## Given problem
Copy the lines of the data below exactly, starting at the first and stopping after the line that contains "d3.scaleLinear().domain([-10, 70]).range([cfg.top, cfg.bottom]);"; include no pictures.

## Data extract

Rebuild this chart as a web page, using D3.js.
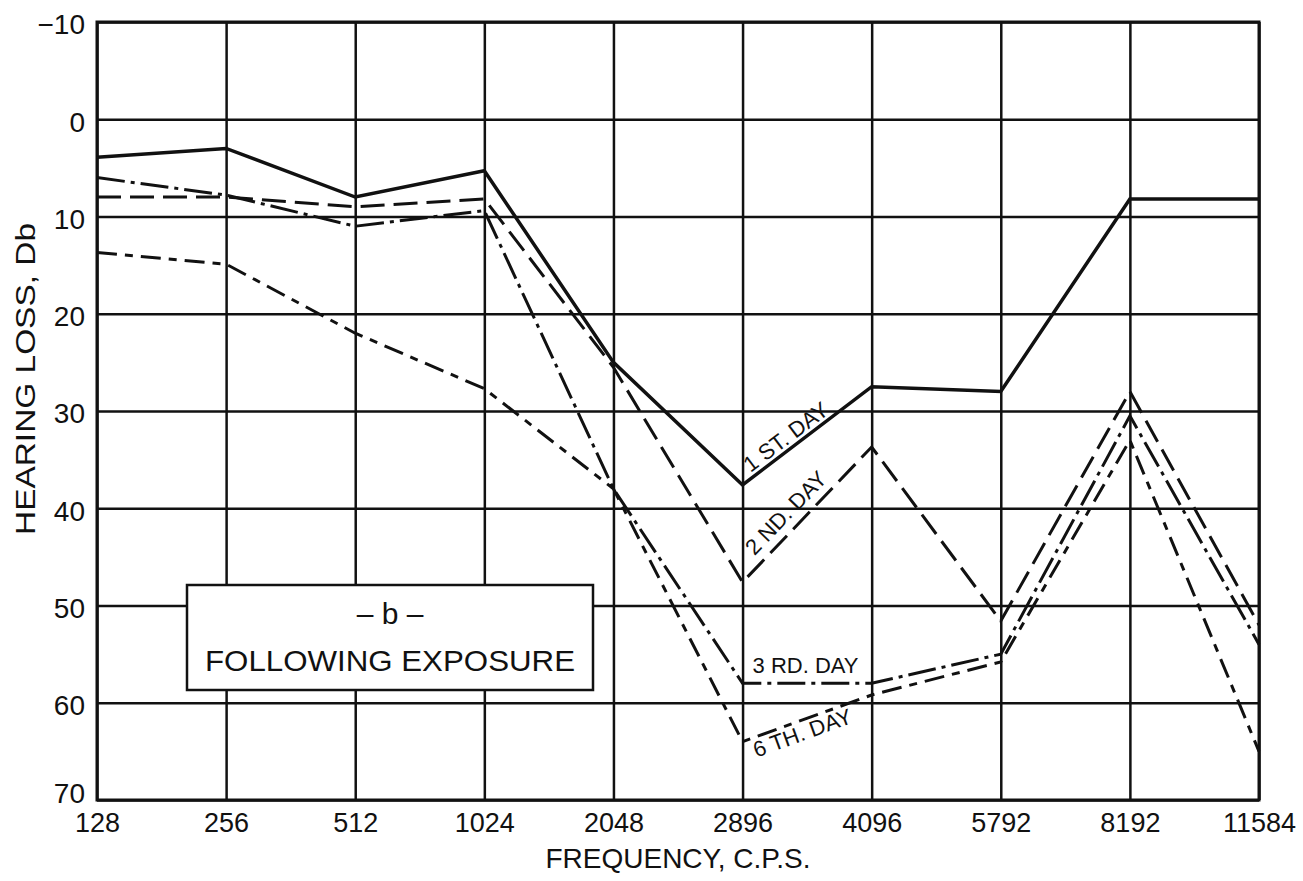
<!DOCTYPE html>
<html>
<head>
<meta charset="utf-8">
<script src="https://cdnjs.cloudflare.com/ajax/libs/d3/7.8.5/d3.min.js"></script>
<style>
  body { margin: 0; background: #fff; }
  text { font-family: "Liberation Sans", Arial, sans-serif; fill: #111; }
</style>
</head>
<body>
<div id="chart"></div>
<script>
// audiogram, hearing loss after exposure
var frequencies = ["128", "256", "512", "1024", "2048", "2896", "4096", "5792", "8192", "11584"];
var yTicks = [-10, 0, 10, 20, 30, 40, 50, 60, 70];

var day1 = [3.9, 3, 8, 5.3, 25, 37.6, 27.5, 28, 8.2, 8.2];
var day2 = [8, 8, 9, 8.2, 25.5, 47.6, 33.7, 51.6, 28, 52];
var day3 = [6, 7.8, 11, 9.4, 38, 58, 58, 55, 30.5, 54];
var day6 = [13.7, 14.9, 22, 27.7, 38, 64, 59.2, 55.8, 33, 65];

var seriesNames = ["1 ST. DAY", "2 ND. DAY", "3 RD. DAY", "6 TH. DAY"];

var cfg = {
  w: 1303,
  h: 881,
  left: 97,
  right: 1259,
  top: 22,
  bottom: 800
};

var styles = [
  { width: 3.5, dash: null },
  { width: 3, dash: "24,9" },
  { width: 3, dash: "28,6,4,6" },
  { width: 3, dash: "20,8,8,8" }
];

var svg = d3.select("#chart").append("svg")
  .attr("width", cfg.w)
  .attr("height", cfg.h);

svg.append("rect").attr("width", cfg.w).attr("height", cfg.h).attr("fill", "#fff");

var x = d3.scalePoint().domain(frequencies).range([cfg.left, cfg.right]);
var y = d3.scaleLinear().domain([-10, 70]).range([cfg.top, cfg.bottom]);

// grid via axes
var yAxis = svg.append("g")
  .attr("transform", "translate(" + cfg.left + ",0)")
  .call(d3.axisLeft(y).tickValues(yTicks).tickSize(-(cfg.right - cfg.left)).tickPadding(12).tickFormat(d3.format("d")));
yAxis.select(".domain").remove();
yAxis.selectAll("line").attr("stroke", "#111").attr("stroke-width", 2.5);
yAxis.selectAll("text")
  .attr("font-size", "28px")
  .attr("font-family", "Liberation Sans, Arial, sans-serif")
  .attr("fill", "#111")
  .attr("dy", function(d) { return d === 70 ? "0.1em" : "0.42em"; });

var xAxis = svg.append("g")
  .attr("transform", "translate(0," + cfg.bottom + ")")
  .call(d3.axisBottom(x).tickSize(-(cfg.bottom - cfg.top)).tickPadding(13));
xAxis.select(".domain").remove();
xAxis.selectAll("line").attr("stroke", "#111").attr("stroke-width", 2.5);
xAxis.selectAll("text")
  .attr("font-size", "27px")
  .attr("font-family", "Liberation Sans, Arial, sans-serif")
  .attr("fill", "#111");

// outer frame
svg.append("rect")
  .attr("x", cfg.left).attr("y", cfg.top)
  .attr("width", cfg.right - cfg.left).attr("height", cfg.bottom - cfg.top)
  .attr("fill", "none").attr("stroke", "#111").attr("stroke-width", 3);

// axis titles
svg.append("text")
  .attr("transform", "translate(" + 26 + "," + 379 + ") rotate(-90)")
  .attr("text-anchor", "middle")
  .attr("dominant-baseline", "central")
  .attr("font-size", "27px")
  .attr("textLength", 312)
  .attr("lengthAdjust", "spacingAndGlyphs")
  .text("HEARING LOSS, Db");

svg.append("text")
  .attr("x", (cfg.left + cfg.right) / 2)
  .attr("y", 858)
  .attr("text-anchor", "middle")
  .attr("dominant-baseline", "central")
  .attr("font-size", "28px")
  .text("FREQUENCY, C.P.S.");

// label box
var box = svg.append("g");
box.append("rect")
  .attr("x", 187).attr("y", 585)
  .attr("width", 406).attr("height", 105)
  .attr("fill", "#fff").attr("stroke", "#111").attr("stroke-width", 2.5);
box.append("text")
  .attr("x", 390).attr("y", 613)
  .attr("text-anchor", "middle").attr("dominant-baseline", "central")
  .attr("font-size", "30px")
  .text("– b –");
box.append("text")
  .attr("x", 390).attr("y", 660)
  .attr("text-anchor", "middle").attr("dominant-baseline", "central")
  .attr("font-size", "30px")
  .attr("textLength", 370)
  .attr("lengthAdjust", "spacingAndGlyphs")
  .text("FOLLOWING EXPOSURE");

// data lines
var line = d3.line()
  .x(function(d, i) { return x(frequencies[i]); })
  .y(function(d) { return y(d); });

[day1, day2, day3, day6].forEach(function(s, k) {
  svg.append("path")
    .datum(s)
    .attr("d", line)
    .attr("fill", "none")
    .attr("stroke", "#111")
    .attr("stroke-width", styles[k].width)
    .attr("stroke-dasharray", styles[k].dash)
    .attr("stroke-linejoin", "miter");
});

// series annotations along the lines near 2896
var xi = x("2896");
var notes = [
  { text: seriesNames[0], x: xi + 8, y: y(day1[5]) - 12, rot: -37 },
  { text: seriesNames[1], x: xi + 12, y: y(day2[5]) - 26, rot: -46 },
  { text: seriesNames[2], x: xi + 10, y: y(day3[5]) - 10, rot: 0 },
  { text: seriesNames[3], x: xi + 14, y: y(day6[5]) + 16, rot: -20 }
];
notes.forEach(function(n) {
  svg.append("text")
    .attr("transform", "translate(" + n.x + "," + n.y + ") rotate(" + n.rot + ")")
    .attr("font-size", "22px")
    .text(n.text);
});
</script>
</body>
</html>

## Correct result
Rebuild this chart as a web page, using D3.js.
<!DOCTYPE html>
<html>
<head>
<meta charset="utf-8">
<script src="https://cdnjs.cloudflare.com/ajax/libs/d3/7.8.5/d3.min.js"></script>
<style>
  body { margin: 0; background: #fff; }
  text { font-family: "Liberation Sans", Arial, sans-serif; fill: #111; }
</style>
</head>
<body>
<div id="chart"></div>
<script>
// audiogram, hearing loss after exposure
var frequencies = ["128", "256", "512", "1024", "2048", "2896", "4096", "5792", "8192", "11584"];
var yTicks = [-10, 0, 10, 20, 30, 40, 50, 60, 70];

var day1 = [3.9, 3, 8, 5.3, 25, 37.6, 27.5, 28, 8.2, 8.2];
var day2 = [8, 8, 9, 8.2, 25.5, 47.6, 33.7, 51.6, 28, 52];
var day3 = [6, 7.8, 11, 9.4, 38, 58, 58, 55, 30.5, 54];
var day6 = [13.7, 14.9, 22, 27.7, 38, 64, 59.2, 55.8, 33, 65];

var seriesNames = ["1 ST. DAY", "2 ND. DAY", "3 RD. DAY", "6 TH. DAY"];

var cfg = {
  w: 1303,
  h: 881,
  left: 97,
  right: 1259,
  top: 22,
  bottom: 800
};

var styles = [
  { width: 3.5, dash: null },
  { width: 3, dash: "24,9" },
  { width: 3, dash: "28,6,4,6" },
  { width: 3, dash: "20,8,8,8" }
];

var svg = d3.select("#chart").append("svg")
  .attr("width", cfg.w)
  .attr("height", cfg.h);

svg.append("rect").attr("width", cfg.w).attr("height", cfg.h).attr("fill", "#fff");

var x = d3.scalePoint().domain(frequencies).range([cfg.left, cfg.right]);
var y = d3.scaleLinear().domain([-10, 70]).range([cfg.top, cfg.bottom]);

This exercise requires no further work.